Eurozone inflation decreased from 2.6% to 2.2%, primarily due to a 3% reduction in energy costs, reflecting a gradual improvement in the inflationary landscape. This decline suggests that the ECB is nearing its target of stabilizing inflation. However, core inflation remains elevated, with a slight reduction from 2.9% to 2.8%, influenced by lower goods inflation and a rise in services inflation to 4.2%, partly due to the impact of the Olympic Games in France - services inflation in France accelerated to 3.1% from 2.6%. While headline inflation is significantly affected by energy price fluctuations, core inflation—less susceptible to these variations—plays a crucial role in the ECB’s policy decisions. Despite expectations for a continued slowdown in inflation, core inflation is not anticipated to drop below 2.5% for the remainder of the year. For next year, weaker domestic demand and anticipated declines in wage growth should further ease inflation, though uncertainties regarding wage dynamics and energy costs, driven by geopolitical factors, persist. Given these trends and future expectations, the ECB is expected to implement a 25 bp rate cut in September.

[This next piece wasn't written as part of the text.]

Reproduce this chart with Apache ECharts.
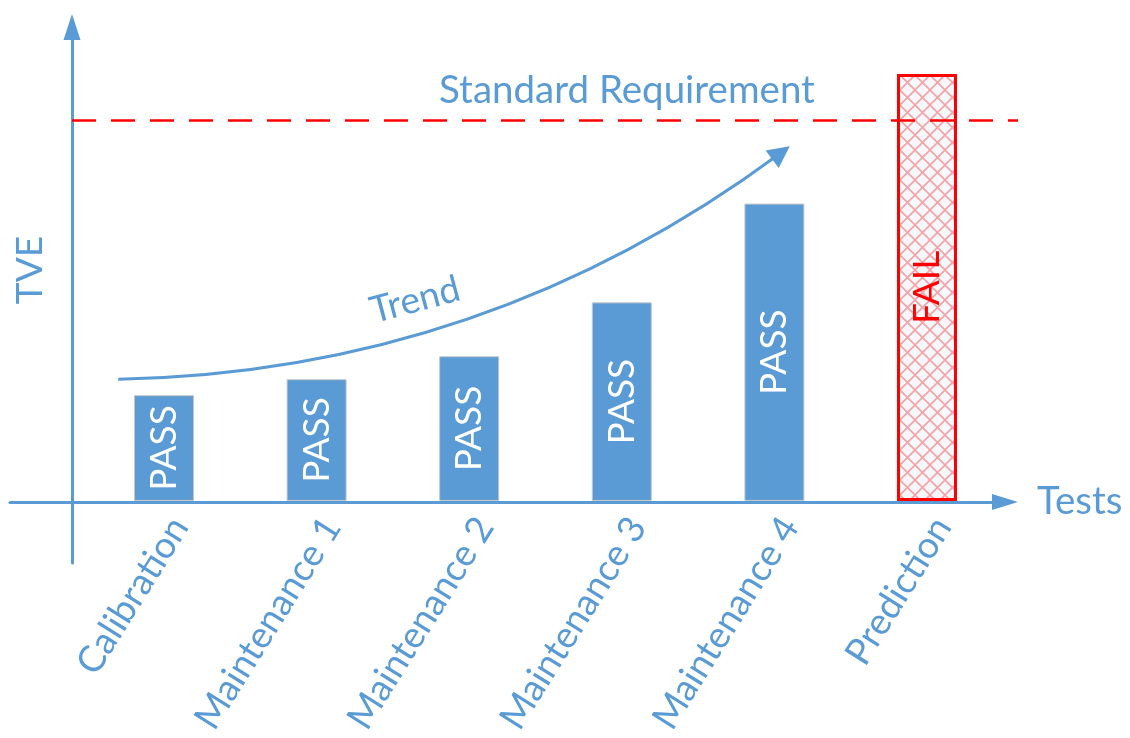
<!DOCTYPE html>
<html>
<head>
<meta charset="utf-8">
<script src="https://cdn.jsdelivr.net/npm/echarts@6/dist/echarts.min.js"></script>
<style>
html, body { margin: 0; padding: 0; background: #ffffff; }
#chart { width: 1130px; height: 738px; }
</style>
</head>
<body>
<div id="chart"></div>
<script>
// Test sequence and measured TVE per test
const categories = ['Calibration', 'Maintenance 1', 'Maintenance 2', 'Maintenance 3', 'Maintenance 4', 'Prediction'];
const tveValues = [26.5, 30.5, 36.25, 49.75, 74.5, 107];
const verdicts = ['PASS', 'PASS', 'PASS', 'PASS', 'PASS', 'FAIL'];
// Limit from the standard
const requirement = 95.5;
// Trend arrow end points: [category position, TVE]
const trendStart = [-0.30, 30.5];
const trendEnd = [4.043, 87.25];

const BLUE = '#5B9BD5';
const RED = '#FF0000';
const FONT = 'Lato';

// Cross-hatch fill for the predicted (failing) bar
function crossHatch() {
  const s = 15;
  const c = document.createElement('canvas');
  c.width = s; c.height = s;
  const g = c.getContext('2d');
  g.fillStyle = '#f5f7fb';
  g.fillRect(0, 0, s, s);
  g.strokeStyle = '#f4a2a5';
  g.lineWidth = 1.6;
  g.beginPath();
  for (const k of [-s, 0, s]) {
    g.moveTo(k, 0); g.lineTo(k + s, s);
    g.moveTo(k + s, 0); g.lineTo(k, s);
  }
  g.stroke();
  return c;
}

const barData = tveValues.map((v, i) => verdicts[i] === 'FAIL'
  ? { value: v,
      itemStyle: { color: { image: crossHatch(), repeat: 'repeat' }, borderColor: RED, borderWidth: 3 },
      label: { color: RED } }
  : v);

const axisRange = { min: -15.25, max: 118.75 };

const chart = echarts.init(document.getElementById('chart'), null, { renderer: 'canvas' });
chart.setOption({
  animation: false,
  backgroundColor: '#ffffff',
  textStyle: { fontFamily: FONT },
  grid: [
    // bars
    { left: 87.7, right: 126.7, top: 22, bottom: 236 },
    // horizontal axis line
    { left: 10, right: 125, top: 27, bottom: 175 },
    // vertical axis line and requirement line
    { left: 72, right: 112, top: 27, bottom: 175 }
  ],
  xAxis: [
    { type: 'category', gridIndex: 0, data: categories,
      axisLine: { show: false }, axisTick: { show: false }, splitLine: { show: false },
      axisLabel: { rotate: 58, margin: 10, align: 'right', verticalAlign: 'top',
                   color: BLUE, fontSize: 37, fontFamily: FONT } },
    { type: 'value', gridIndex: 0, min: -0.5, max: 5.5, show: false },
    { type: 'value', gridIndex: 1, min: 0, max: 1,
      axisLine: { show: true, onZero: true, symbol: ['none', 'triangle'], symbolSize: [16, 26],
                  lineStyle: { color: BLUE, width: 3 } },
      axisTick: { show: false }, axisLabel: { show: false }, splitLine: { show: false },
      name: 'Tests', nameLocation: 'end', nameGap: 32,
      nameTextStyle: { color: BLUE, fontSize: 38.5, fontFamily: FONT, verticalAlign: 'middle' } },
    { type: 'value', gridIndex: 2, min: 0, max: 1, show: false }
  ],
  yAxis: [
    { type: 'value', gridIndex: 0, min: 0, max: 120, show: false },
    { type: 'value', gridIndex: 1, min: axisRange.min, max: axisRange.max, show: false },
    { type: 'value', gridIndex: 2, min: axisRange.min, max: axisRange.max,
      axisLine: { show: true, onZero: false, symbol: ['none', 'triangle'], symbolSize: [17, 26],
                  lineStyle: { color: BLUE, width: 3 } },
      axisTick: { show: false }, axisLabel: { show: false }, splitLine: { show: false } }
  ],
  graphic: [
    { type: 'text', x: 30, y: 270, rotation: Math.PI / 2,
      style: { text: 'TVE', fill: BLUE, font: '37px ' + FONT, align: 'center', verticalAlign: 'middle' } },
    { type: 'text', x: 627, y: 91,
      style: { text: 'Standard Requirement', fill: BLUE, font: '38.5px ' + FONT, align: 'center', verticalAlign: 'middle' } },
    { type: 'text', x: 415, y: 300, rotation: 15 * Math.PI / 180,
      style: { text: 'Trend', fill: BLUE, font: '37px ' + FONT, align: 'center', verticalAlign: 'middle' } }
  ],
  series: [
    { type: 'bar', xAxisIndex: 0, yAxisIndex: 0, data: barData, barWidth: 60,
      itemStyle: { color: BLUE, borderColor: '#c6c6c6', borderWidth: 1 },
      label: { show: true, position: 'inside', rotate: 90,
               formatter: p => verdicts[p.dataIndex],
               color: '#ffffff', fontSize: 37, fontFamily: FONT },
      silent: true, z: 2 },
    { type: 'lines', coordinateSystem: 'cartesian2d', xAxisIndex: 1, yAxisIndex: 0,
      symbol: ['none', 'triangle'], symbolSize: 22,
      lineStyle: { color: BLUE, width: 3, opacity: 1, curveness: -0.16 },
      data: [{ coords: [trendStart, trendEnd] }],
      silent: true, z: 5 },
    { type: 'line', xAxisIndex: 3, yAxisIndex: 2, data: [], silent: true,
      markLine: { silent: true, symbol: ['none', 'none'], label: { show: false },
                  lineStyle: { color: RED, width: 2.5, type: [24, 15] },
                  data: [{ yAxis: requirement }] },
      z: 3 }
  ]
});
</script>
</body>
</html>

In Germany, the inflation rate has fallen below 2% for the first time since March 2021, signalling an increasing likelihood of a rate cut at the ECB’s September meeting. The August flash estimate shows German inflation at 1.9% YoY, down from 2.3% in July, marking the lowest rate since March 2021. This disinflationary trend, driven by lower energy prices and favourable base effects, is observed across various sectors, including food, beverages, household goods, and transport. Nonetheless, services inflation remains high at approximately 4% YoY, and rising wages could present future inflationary risks.

Consistent with market expectations, we anticipate that the ECB will implement a rate cut in September, reflecting the prevailing economic weakness and declining inflation.
German GDP
The German economy contracted in Q2 due to weak consumption and construction, facing ongoing stagnation and uncertainty.

The main European economy experienced a contraction in Q2, shrinking by 0.1% QoQ, following a 0.2% growth in Q1. This downturn was largely driven by weak private consumption, which fell by 0.2%, and a significant decline in the construction sector, with investments dropping more than 2%. Although government consumption increased by 1% and net exports underperformed, the overall economic outlook remains dim. Despite these challenges, there are still reasons for cautious optimism. A significant increase in real wages could boost consumer spending, and even a modest improvement in industrial orders might help reverse the inventory cycle. However, with consumer confidence declining, the path to recovery remains uncertain. The German economy continues to face a combination of cyclical headwinds and structural challenges, leading to stagnation as it struggles to regain its footing.

We anticipate that a rate cut in September, combined with rising wages, could initiate economic improvement in Germany by year-end, with continued recovery during 2025.
German Economic Sentiment
Germany's August Ifo index dropped for the fourth consecutive month, highlighting persistent economic stagnation amid weak global conditions, geopolitical tensions, and domestic uncertainties, with limited signs of recovery.

Germany’s August Ifo index underscores fear of prolonged stagnation, marking its fourth consecutive monthly decline to 86.6, down from 87.0 in July, as Germany’s economy shows no signs of recovery. Following last week’s disappointing PMI figures, the drop in the Ifo index—Germany’s leading economic indicator—reflects a weaker current assessment and declining expectations, dispelling the optimism seen earlier this year. The German economy remains the eurozone’s growth laggard, affected by a weaker global economy, concerns over a slowing U.S. economy, geopolitical tensions, and domestic policy uncertainty. Additionally, increasing insolvencies and job restructuring announcements threaten the labour market, a key pillar of economic strength. While there are few reasons for optimism, a rise in real wages could boost consumer spending, and even a slight improvement in industrial orders might spur production. This current phase of economic stagnation is marked by a mix of cyclical headwinds and structural changes, making it a complex scenario rather than a typical economic downturn.

We expect Germany to be the primary drag on Eurozone economic growth in the upcoming two quarters and the whole of 2024.